Late last year, Fox blew the whistle on what turned out to be illegal dumping on Spano's land. In December, the state shut Spano down. As a result, Fox found himself squaring off against one of Adams County's most powerful figures, a 73-year-old businessman known for his political contacts and campaign contributions. In March, Spano hit Fox with a lawsuit -- a slap suit -- charging him with trespassing, slander and lost business. Now it's Fox who stands to lose everything.

"He can take my house. He can take my vehicle. He can take every penny I have for the rest of my life," Fox says of his nemesis. "He can break me."

Fox wheels his faded pickup into the weedy lot where he wanted to build his strip club and opens a storage garage that houses a half-dozen cars, musty carpet rolls and assorted restaurant equipment. He wipes off two chairs, drags them near the door and sits back in the afternoon light.

He is 44 years old, single, with no kids. His hair is short, brown and bristly, his mustache is short, brown and bristly, and his eyes, also brown, are ringed with deep crow's feet. On this day he wears a yellow polo shirt, faded blue jeans and old running shoes. He speaks slowly and deliberately, with the agitated tone of someone who has waited a long time to say what he has to say. And he has a lot to say, digressing frequently into alleged instances of favoritism and coverups in Adams County.
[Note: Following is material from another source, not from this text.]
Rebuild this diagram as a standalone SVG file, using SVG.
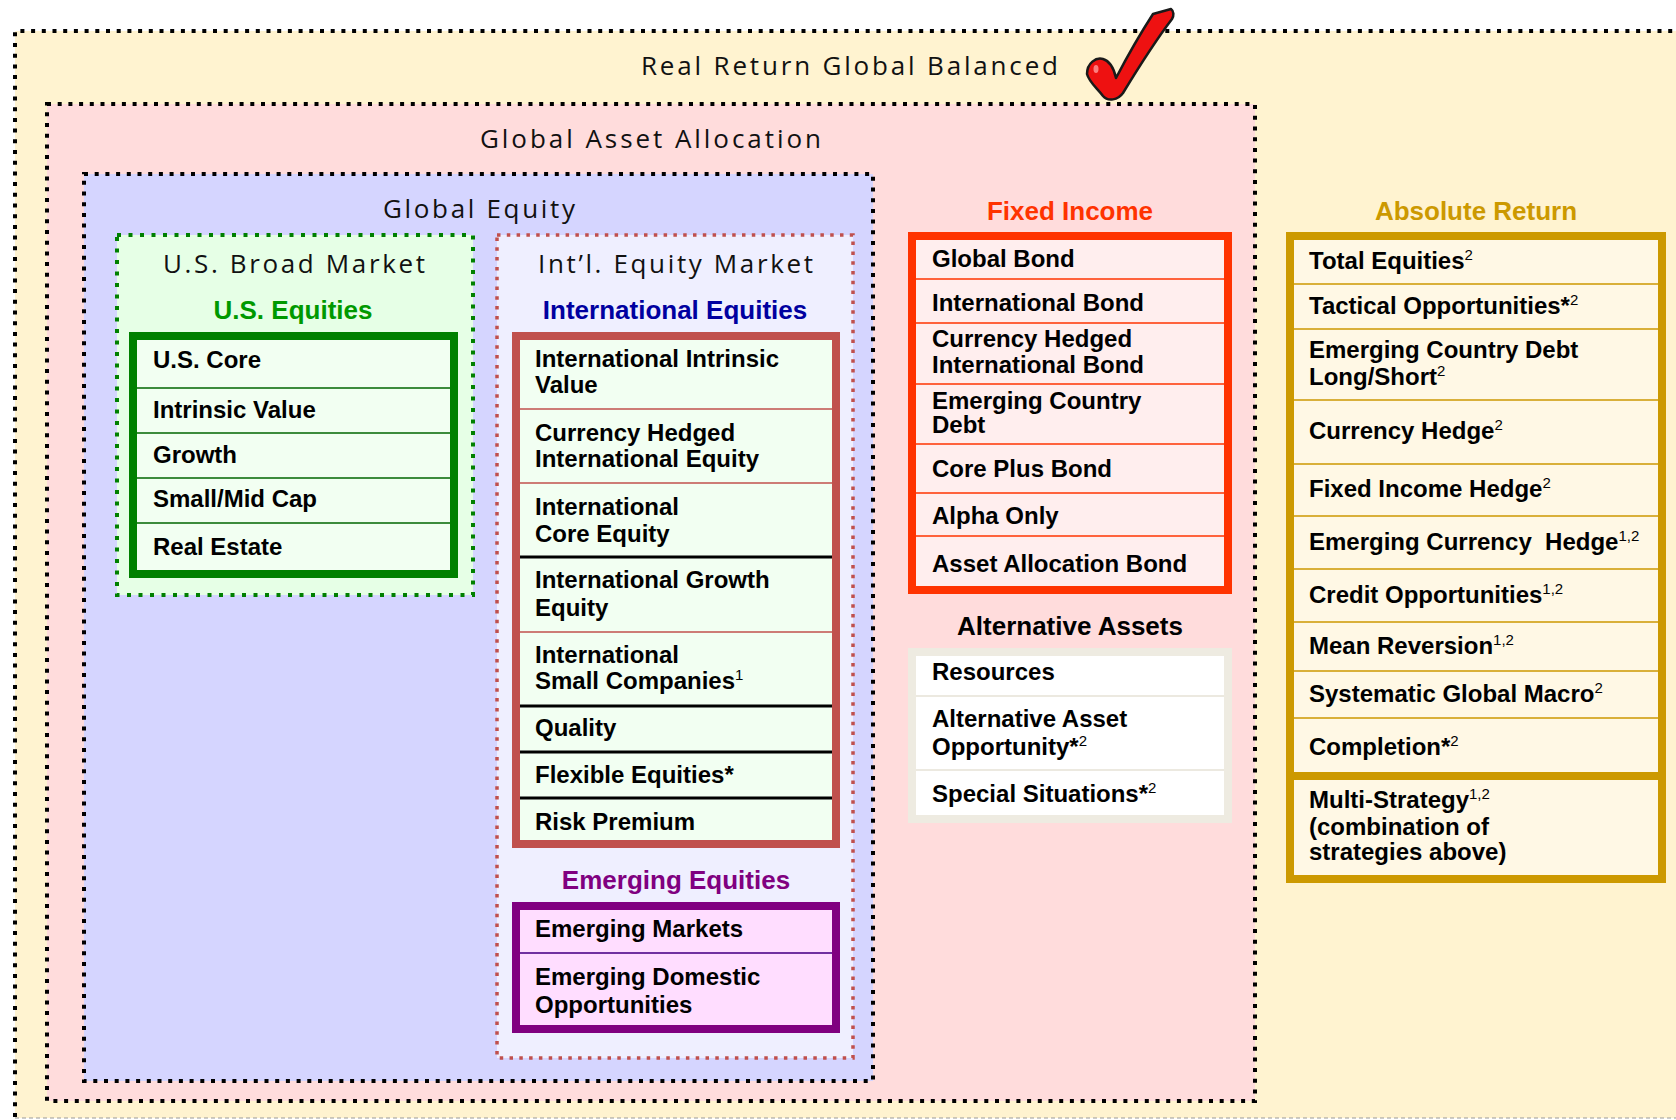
<svg xmlns="http://www.w3.org/2000/svg" width="1676" height="1120" viewBox="0 0 1676 1120">
  <style>
    .title { font-family: "Open Sans", "Liberation Sans", Arial, sans-serif; font-weight: normal; font-size: 26px; fill: #111; }
    .head { font-family: "Liberation Sans", Arial, sans-serif; font-weight: bold; font-size: 26px; text-anchor: middle; }
    .item { font-family: "Liberation Sans", Arial, sans-serif; font-weight: bold; font-size: 24px; fill: #000; }
    .sup { font-weight: normal; font-size: 15px; }
    .dotted { stroke-dasharray: 4 6.7; }
  </style>

  <!-- outermost container: Real Return Global Balanced -->
  <g id="real-return-global-balanced">
    <rect x="15" y="31" width="1661" height="1087" fill="#FFF3D0"/>
    <path d="M15,1117 V31 H1676" fill="none" stroke="#000" stroke-width="4" class="dotted"/>
    <line x1="15" y1="1118" x2="1676" y2="1118" stroke="#9a9a9a" stroke-width="1.2" stroke-dasharray="4 3"/>
    <text class="title" x="641" y="75" textLength="417" lengthAdjust="spacing">Real Return Global Balanced</text>
    <!-- red tick mark -->
    <path d="M1087,74 C1087,63 1096,57 1103,59 C1110,61 1114,69 1116,78 C1128,55 1142,31 1153,14 L1171,9 C1174,11 1174,16 1172,19 C1153,44 1137,70 1123,93 C1118,100 1108,102 1103,96 C1097,88 1089,82 1087,74 Z" fill="#EE1111" stroke="#1a1a1a" stroke-width="2.5" stroke-linejoin="round"/>
    <ellipse cx="1096" cy="69" rx="2.5" ry="4" fill="#ff9a9a" opacity="0.8"/>
  </g>

  <!-- Global Asset Allocation -->
  <g id="global-asset-allocation">
    <rect x="47" y="104" width="1208" height="997" fill="#FFDCDC" stroke="#000" stroke-width="4" class="dotted"/>
    <text class="title" x="480" y="148" textLength="341" lengthAdjust="spacing">Global Asset Allocation</text>
  </g>

  <!-- Global Equity -->
  <g id="global-equity">
    <rect x="84" y="174" width="789" height="907" fill="#D5D5FF" stroke="#000" stroke-width="4" class="dotted"/>
    <text class="title" x="383" y="218" textLength="192" lengthAdjust="spacing">Global Equity</text>
  </g>

  <!-- U.S. Broad Market -->
  <g id="us-broad-market">
    <rect x="117" y="235" width="356" height="360" fill="#E6FFE6" stroke="#008000" stroke-width="4" stroke-dasharray="4 7.5"/>
    <text class="title" x="163" y="273" textLength="262" lengthAdjust="spacing">U.S. Broad Market</text>
  </g>

  <g id="us-equities">
    <text class="head" x="293" y="319" fill="#009900">U.S. Equities</text>
    <rect x="133" y="336" width="321" height="238" fill="#F2FFF2"/>
    <g stroke="#006600" stroke-width="1.5">
      <line x1="137" y1="388" x2="450" y2="388"/>
      <line x1="137" y1="433" x2="450" y2="433"/>
      <line x1="137" y1="478" x2="450" y2="478"/>
      <line x1="137" y1="523" x2="450" y2="523"/>
    </g>
    <rect x="133" y="336" width="321" height="238" fill="none" stroke="#008000" stroke-width="8"/>
    <text class="item" x="153" y="368">U.S. Core</text>
    <text class="item" x="153" y="418">Intrinsic Value</text>
    <text class="item" x="153" y="463">Growth</text>
    <text class="item" x="153" y="507">Small/Mid Cap</text>
    <text class="item" x="153" y="555">Real Estate</text>
  </g>

  <!-- International Equity Market -->
  <g id="intl-equity-market">
    <rect x="497" y="235" width="356" height="823" fill="#EFEFFF" stroke="#C0504D" stroke-width="3.5" stroke-dasharray="3.5 6.3"/>
    <text class="title" x="538" y="273" textLength="275" lengthAdjust="spacing">Int’l. Equity Market</text>
  </g>

  <g id="international-equities">
    <text class="head" x="675" y="319" fill="#0000A0">International Equities</text>
    <rect x="516" y="336" width="320" height="508" fill="#F2FFF2"/>
    <g stroke="#C0504D" stroke-width="1.5">
      <line x1="512" y1="409" x2="836" y2="409"/>
      <line x1="512" y1="483" x2="836" y2="483"/>
      <line x1="512" y1="632" x2="836" y2="632"/>
    </g>
    <g stroke="#000" stroke-width="3">
      <line x1="512" y1="557" x2="836" y2="557"/>
      <line x1="512" y1="706" x2="836" y2="706"/>
      <line x1="512" y1="752" x2="836" y2="752"/>
      <line x1="512" y1="798" x2="836" y2="798"/>
    </g>
    <rect x="516" y="336" width="320" height="508" fill="none" stroke="#C0504D" stroke-width="8"/>
    <text class="item" x="535" y="367">International Intrinsic</text>
    <text class="item" x="535" y="393">Value</text>
    <text class="item" x="535" y="441">Currency Hedged</text>
    <text class="item" x="535" y="467">International Equity</text>
    <text class="item" x="535" y="515">International</text>
    <text class="item" x="535" y="542">Core Equity</text>
    <text class="item" x="535" y="588">International Growth</text>
    <text class="item" x="535" y="616">Equity</text>
    <text class="item" x="535" y="663">International</text>
    <text class="item" x="535" y="689">Small Companies<tspan class="sup" dy="-9">1</tspan></text>
    <text class="item" x="535" y="736">Quality</text>
    <text class="item" x="535" y="783">Flexible Equities*</text>
    <text class="item" x="535" y="830">Risk Premium</text>
  </g>

  <g id="emerging-equities">
    <text class="head" x="676" y="889" fill="#800080">Emerging Equities</text>
    <rect x="516" y="906" width="320" height="123" fill="#FFDDFF"/>
    <line x1="512" y1="953" x2="836" y2="953" stroke="#7030A0" stroke-width="2"/>
    <rect x="516" y="906" width="320" height="123" fill="none" stroke="#800080" stroke-width="8"/>
    <text class="item" x="535" y="937">Emerging Markets</text>
    <text class="item" x="535" y="985">Emerging Domestic</text>
    <text class="item" x="535" y="1013">Opportunities</text>
  </g>

  <!-- Fixed Income -->
  <g id="fixed-income">
    <text class="head" x="1070" y="220" fill="#FF3300">Fixed Income</text>
    <rect x="912" y="236" width="316" height="354" fill="#FFEEEE"/>
    <g stroke="#FF3300" stroke-width="1.5">
      <line x1="916" y1="279" x2="1232" y2="279"/>
      <line x1="916" y1="323" x2="1232" y2="323"/>
      <line x1="916" y1="384" x2="1232" y2="384"/>
      <line x1="916" y1="444" x2="1232" y2="444"/>
      <line x1="916" y1="493" x2="1232" y2="493"/>
      <line x1="916" y1="536" x2="1232" y2="536"/>
    </g>
    <rect x="912" y="236" width="316" height="354" fill="none" stroke="#FF3300" stroke-width="8"/>
    <text class="item" x="932" y="267">Global Bond</text>
    <text class="item" x="932" y="311">International Bond</text>
    <text class="item" x="932" y="347">Currency Hedged</text>
    <text class="item" x="932" y="373">International Bond</text>
    <text class="item" x="932" y="409">Emerging Country</text>
    <text class="item" x="932" y="433">Debt</text>
    <text class="item" x="932" y="477">Core Plus Bond</text>
    <text class="item" x="932" y="524">Alpha Only</text>
    <text class="item" x="932" y="572">Asset Allocation Bond</text>
  </g>

  <!-- Alternative Assets -->
  <g id="alternative-assets">
    <text class="head" x="1070" y="635" fill="#000">Alternative Assets</text>
    <rect x="912" y="652" width="316" height="167" fill="#FFFFFF"/>
    <g stroke="#E6E2D6" stroke-width="1.5">
      <line x1="916" y1="696" x2="1224" y2="696"/>
      <line x1="916" y1="770" x2="1224" y2="770"/>
    </g>
    <rect x="912" y="652" width="316" height="167" fill="none" stroke="#EEEBE1" stroke-width="8"/>
    <text class="item" x="932" y="680">Resources</text>
    <text class="item" x="932" y="727">Alternative Asset</text>
    <text class="item" x="932" y="755">Opportunity*<tspan class="sup" dy="-9">2</tspan></text>
    <text class="item" x="932" y="802">Special Situations*<tspan class="sup" dy="-9">2</tspan></text>
  </g>

  <!-- Absolute Return -->
  <g id="absolute-return">
    <text class="head" x="1476" y="220" fill="#CC9900">Absolute Return</text>
    <rect x="1290" y="236" width="372" height="643" fill="#FFF8E5"/>
    <g stroke="#CC9900" stroke-width="1.5">
      <line x1="1294" y1="284" x2="1658" y2="284"/>
      <line x1="1294" y1="329" x2="1658" y2="329"/>
      <line x1="1294" y1="400" x2="1658" y2="400"/>
      <line x1="1294" y1="464" x2="1658" y2="464"/>
      <line x1="1294" y1="516" x2="1658" y2="516"/>
      <line x1="1294" y1="569" x2="1658" y2="569"/>
      <line x1="1294" y1="622" x2="1658" y2="622"/>
      <line x1="1294" y1="671" x2="1658" y2="671"/>
      <line x1="1294" y1="718" x2="1658" y2="718"/>
    </g>
    <line x1="1290" y1="776" x2="1662" y2="776" stroke="#CC9900" stroke-width="8"/>
    <rect x="1290" y="236" width="372" height="643" fill="none" stroke="#CC9900" stroke-width="8"/>
    <text class="item" x="1309" y="269">Total Equities<tspan class="sup" dy="-9">2</tspan></text>
    <text class="item" x="1309" y="314">Tactical Opportunities*<tspan class="sup" dy="-9">2</tspan></text>
    <text class="item" x="1309" y="358">Emerging Country Debt</text>
    <text class="item" x="1309" y="385">Long/Short<tspan class="sup" dy="-9">2</tspan></text>
    <text class="item" x="1309" y="439">Currency Hedge<tspan class="sup" dy="-9">2</tspan></text>
    <text class="item" x="1309" y="497">Fixed Income Hedge<tspan class="sup" dy="-9">2</tspan></text>
    <text class="item" x="1309" y="550" style="white-space:pre">Emerging Currency  Hedge<tspan class="sup" dy="-9">1,2</tspan></text>
    <text class="item" x="1309" y="603">Credit Opportunities<tspan class="sup" dy="-9">1,2</tspan></text>
    <text class="item" x="1309" y="654">Mean Reversion<tspan class="sup" dy="-9">1,2</tspan></text>
    <text class="item" x="1309" y="702">Systematic Global Macro<tspan class="sup" dy="-9">2</tspan></text>
    <text class="item" x="1309" y="755">Completion*<tspan class="sup" dy="-9">2</tspan></text>
    <text class="item" x="1309" y="808">Multi-Strategy<tspan class="sup" dy="-9">1,2</tspan></text>
    <text class="item" x="1309" y="835">(combination of</text>
    <text class="item" x="1309" y="860">strategies above)</text>
  </g>

  <g id="connectors"/>
</svg>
Fox has been everything from a construction supervisor to a strip-bar manager. In 1997, after working a few construction jobs and running a few topless dance clubs throughout Adams County and Boulder, he decided to open his own adult-entertainment emporium, called 9 1/2 Weeks. If he could get a liquor license, it would be a topless bar; if he couldn't, it would be an all-nude dance club serving juice, coffee and soft drinks. He had it all planned, even drove every mile of industrial Adams County looking for the ideal location. When a two-acre truckyard on Pecos hit the market, he made his move. The place seemed perfect: close to I-76, set back a mile from neighborhoods, surrounded by railroad tracks, lumber yards, storage lots and the old landfill.

But after Fox filed his application, county officials balked. A self-storage lot across the street had moved a trailer onto its lot for an on-site caretaker. Since county law prohibits exotic dance clubs from operating within 1,500 feet of a dwelling, officials refused Fox's application, arguing that his proposed club would be detrimental to the area.

Fox couldn't believe it: The trailer hadn't appeared until afterhe had filed. So he sued. While his case worked through the federal court system, Fox tried to open a bikini go-go dancer bar a few miles away. But again, he was challenged.